QD Stores is an independently owned discount retailer operating in the United Kingdom, primarily in East Anglia and the East Midlands.

Products stocked include a mixture of items for the home and garden, basic groceries and a range of clothing and footwear.

History
The first QD Stores branch was opened in Norwich in 1985, with the initials QD standing for quality discounts.

During the 1990s QD Stores purchased the small department store Lathams of Potter Heigham, which it still operates under the original name. It also established Cherry Lane Garden Centres which by 2008 had become the eighth biggest UK gardening centre group.

The number of QD Stores locations has grown relatively slowly since 1985. Notable changes to the store estate include the opening of 8 new stores in former Woolworths locations following that company's closure in 2009, as well as the closure of the flagship store in St Stephens Street in Norwich late in 2012.,

In 2010, the company opened its first store outside England in Wrexham, north Wales.
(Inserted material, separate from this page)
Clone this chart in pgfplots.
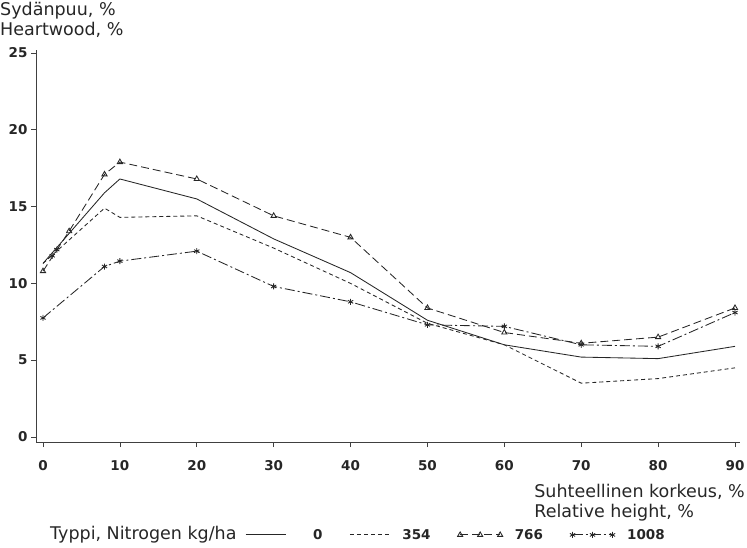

Housed in a former Marks & Spencer branch, the store traded for ten years before declining local trade led to closure plans being announced in 2020.

The company added 11 more shops to their portfolio through the purchase of fellow East Anglian discounter Thingmebobs in early 2013. These stores retained their separate identity and a new parent company, QD Commercial Group Holdings, was set up to operate the various related companies.

QD Stores established an e-commerce site selling goods online during 2014 and followed this with the introduction of a 'click and collect' service the following year.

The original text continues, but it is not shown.